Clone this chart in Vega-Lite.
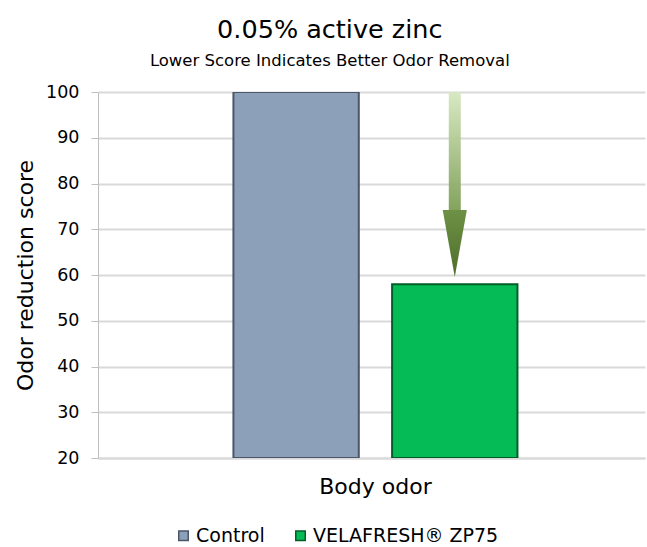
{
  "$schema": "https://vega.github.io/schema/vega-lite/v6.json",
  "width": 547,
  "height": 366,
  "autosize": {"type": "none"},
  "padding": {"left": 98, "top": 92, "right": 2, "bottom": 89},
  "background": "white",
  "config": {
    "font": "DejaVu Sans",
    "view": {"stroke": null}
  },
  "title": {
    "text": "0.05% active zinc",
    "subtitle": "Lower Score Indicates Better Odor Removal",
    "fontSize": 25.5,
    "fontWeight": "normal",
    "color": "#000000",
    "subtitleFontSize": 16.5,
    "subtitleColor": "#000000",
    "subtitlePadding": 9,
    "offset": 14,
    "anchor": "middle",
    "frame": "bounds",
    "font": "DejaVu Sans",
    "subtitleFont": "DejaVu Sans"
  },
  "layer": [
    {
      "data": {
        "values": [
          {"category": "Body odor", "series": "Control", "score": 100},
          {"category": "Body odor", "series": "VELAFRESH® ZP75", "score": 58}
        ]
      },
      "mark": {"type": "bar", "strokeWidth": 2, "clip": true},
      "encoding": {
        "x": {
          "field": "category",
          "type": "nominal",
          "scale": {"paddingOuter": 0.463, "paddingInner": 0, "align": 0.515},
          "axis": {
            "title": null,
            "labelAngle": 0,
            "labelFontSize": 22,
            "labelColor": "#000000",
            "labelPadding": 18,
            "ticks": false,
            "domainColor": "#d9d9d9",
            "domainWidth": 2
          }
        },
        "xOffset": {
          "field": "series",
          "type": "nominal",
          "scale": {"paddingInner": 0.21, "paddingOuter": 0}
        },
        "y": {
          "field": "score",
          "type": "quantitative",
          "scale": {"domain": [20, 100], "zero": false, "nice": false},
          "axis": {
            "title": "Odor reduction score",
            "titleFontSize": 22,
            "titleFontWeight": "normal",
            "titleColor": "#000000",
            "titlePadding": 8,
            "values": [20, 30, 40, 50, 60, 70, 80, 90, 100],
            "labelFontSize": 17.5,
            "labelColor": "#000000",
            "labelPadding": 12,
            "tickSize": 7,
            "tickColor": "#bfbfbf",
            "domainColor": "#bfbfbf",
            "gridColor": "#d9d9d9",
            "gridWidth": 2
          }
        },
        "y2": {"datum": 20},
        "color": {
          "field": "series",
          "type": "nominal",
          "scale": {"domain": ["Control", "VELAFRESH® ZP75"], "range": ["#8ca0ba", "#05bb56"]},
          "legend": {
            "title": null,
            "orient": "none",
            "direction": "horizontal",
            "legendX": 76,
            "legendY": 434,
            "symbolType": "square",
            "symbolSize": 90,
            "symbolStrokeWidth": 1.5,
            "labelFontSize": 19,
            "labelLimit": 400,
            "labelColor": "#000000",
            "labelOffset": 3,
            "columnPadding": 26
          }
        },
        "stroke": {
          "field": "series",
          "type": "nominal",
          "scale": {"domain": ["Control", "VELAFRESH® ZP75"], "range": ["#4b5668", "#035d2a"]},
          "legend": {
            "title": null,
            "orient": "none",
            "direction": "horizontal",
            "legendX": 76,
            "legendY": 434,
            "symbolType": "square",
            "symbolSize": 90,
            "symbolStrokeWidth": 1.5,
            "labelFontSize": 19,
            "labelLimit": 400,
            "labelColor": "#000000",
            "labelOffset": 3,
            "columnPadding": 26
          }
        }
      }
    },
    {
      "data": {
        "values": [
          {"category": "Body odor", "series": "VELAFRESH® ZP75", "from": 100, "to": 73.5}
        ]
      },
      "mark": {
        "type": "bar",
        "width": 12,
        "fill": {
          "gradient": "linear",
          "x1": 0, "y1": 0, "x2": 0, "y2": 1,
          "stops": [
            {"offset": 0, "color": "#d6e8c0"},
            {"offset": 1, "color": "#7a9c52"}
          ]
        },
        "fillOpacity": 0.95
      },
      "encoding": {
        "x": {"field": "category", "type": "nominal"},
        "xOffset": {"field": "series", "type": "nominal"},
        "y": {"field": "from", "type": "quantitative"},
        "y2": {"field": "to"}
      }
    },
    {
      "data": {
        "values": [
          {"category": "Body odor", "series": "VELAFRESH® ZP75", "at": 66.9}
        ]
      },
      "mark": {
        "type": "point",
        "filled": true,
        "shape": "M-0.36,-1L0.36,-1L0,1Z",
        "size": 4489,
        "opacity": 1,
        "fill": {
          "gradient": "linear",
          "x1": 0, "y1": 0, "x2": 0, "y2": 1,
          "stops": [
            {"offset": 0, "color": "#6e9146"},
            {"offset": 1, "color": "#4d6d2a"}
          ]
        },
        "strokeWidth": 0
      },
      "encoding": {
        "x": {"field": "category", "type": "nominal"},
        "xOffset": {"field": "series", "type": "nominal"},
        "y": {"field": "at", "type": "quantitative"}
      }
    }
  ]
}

------------------------------------------------

WORK TO BE COMPLETED:
Go through the data above and transcribe it in full, omitting any image.

SOLUTION FOR THIS TASK:
Clone this chart in Vega-Lite.
{
  "$schema": "https://vega.github.io/schema/vega-lite/v6.json",
  "width": 547,
  "height": 366,
  "autosize": {"type": "none"},
  "padding": {"left": 98, "top": 92, "right": 2, "bottom": 89},
  "background": "white",
  "config": {
    "font": "DejaVu Sans",
    "view": {"stroke": null}
  },
  "title": {
    "text": "0.05% active zinc",
    "subtitle": "Lower Score Indicates Better Odor Removal",
    "fontSize": 25.5,
    "fontWeight": "normal",
    "color": "#000000",
    "subtitleFontSize": 16.5,
    "subtitleColor": "#000000",
    "subtitlePadding": 9,
    "offset": 14,
    "anchor": "middle",
    "frame": "bounds",
    "font": "DejaVu Sans",
    "subtitleFont": "DejaVu Sans"
  },
  "layer": [
    {
      "data": {
        "values": [
          {"category": "Body odor", "series": "Control", "score": 100},
          {"category": "Body odor", "series": "VELAFRESH® ZP75", "score": 58}
        ]
      },
      "mark": {"type": "bar", "strokeWidth": 2, "clip": true},
      "encoding": {
        "x": {
          "field": "category",
          "type": "nominal",
          "scale": {"paddingOuter": 0.463, "paddingInner": 0, "align": 0.515},
          "axis": {
            "title": null,
            "labelAngle": 0,
            "labelFontSize": 22,
            "labelColor": "#000000",
            "labelPadding": 18,
            "ticks": false,
            "domainColor": "#d9d9d9",
            "domainWidth": 2
          }
        },
        "xOffset": {
          "field": "series",
          "type": "nominal",
          "scale": {"paddingInner": 0.21, "paddingOuter": 0}
        },
        "y": {
          "field": "score",
          "type": "quantitative",
          "scale": {"domain": [20, 100], "zero": false, "nice": false},
          "axis": {
            "title": "Odor reduction score",
            "titleFontSize": 22,
            "titleFontWeight": "normal",
            "titleColor": "#000000",
            "titlePadding": 8,
            "values": [20, 30, 40, 50, 60, 70, 80, 90, 100],
            "labelFontSize": 17.5,
            "labelColor": "#000000",
            "labelPadding": 12,
            "tickSize": 7,
            "tickColor": "#bfbfbf",
            "domainColor": "#bfbfbf",
            "gridColor": "#d9d9d9",
            "gridWidth": 2
          }
        },
        "y2": {"datum": 20},
        "color": {
          "field": "series",
          "type": "nominal",
          "scale": {"domain": ["Control", "VELAFRESH® ZP75"], "range": ["#8ca0ba", "#05bb56"]},
          "legend": {
            "title": null,
            "orient": "none",
            "direction": "horizontal",
            "legendX": 76,
            "legendY": 434,
            "symbolType": "square",
            "symbolSize": 90,
            "symbolStrokeWidth": 1.5,
            "labelFontSize": 19,
            "labelLimit": 400,
            "labelColor": "#000000",
            "labelOffset": 3,
            "columnPadding": 26
          }
        },
        "stroke": {
          "field": "series",
          "type": "nominal",
          "scale": {"domain": ["Control", "VELAFRESH® ZP75"], "range": ["#4b5668", "#035d2a"]},
          "legend": {
            "title": null,
            "orient": "none",
            "direction": "horizontal",
            "legendX": 76,
            "legendY": 434,
            "symbolType": "square",
            "symbolSize": 90,
            "symbolStrokeWidth": 1.5,
            "labelFontSize": 19,
            "labelLimit": 400,
            "labelColor": "#000000",
            "labelOffset": 3,
            "columnPadding": 26
          }
        }
      }
    },
    {
      "data": {
        "values": [
          {"category": "Body odor", "series": "VELAFRESH® ZP75", "from": 100, "to": 73.5}
        ]
      },
      "mark": {
        "type": "bar",
        "width": 12,
        "fill": {
          "gradient": "linear",
          "x1": 0, "y1": 0, "x2": 0, "y2": 1,
          "stops": [
            {"offset": 0, "color": "#d6e8c0"},
            {"offset": 1, "color": "#7a9c52"}
          ]
        },
        "fillOpacity": 0.95
      },
      "encoding": {
        "x": {"field": "category", "type": "nominal"},
        "xOffset": {"field": "series", "type": "nominal"},
        "y": {"field": "from", "type": "quantitative"},
        "y2": {"field": "to"}
      }
    },
    {
      "data": {
        "values": [
          {"category": "Body odor", "series": "VELAFRESH® ZP75", "at": 66.9}
        ]
      },
      "mark": {
        "type": "point",
        "filled": true,
        "shape": "M-0.36,-1L0.36,-1L0,1Z",
        "size": 4489,
        "opacity": 1,
        "fill": {
          "gradient": "linear",
          "x1": 0, "y1": 0, "x2": 0, "y2": 1,
          "stops": [
            {"offset": 0, "color": "#6e9146"},
            {"offset": 1, "color": "#4d6d2a"}
          ]
        },
        "strokeWidth": 0
      },
      "encoding": {
        "x": {"field": "category", "type": "nominal"},
        "xOffset": {"field": "series", "type": "nominal"},
        "y": {"field": "at", "type": "quantitative"}
      }
    }
  ]
}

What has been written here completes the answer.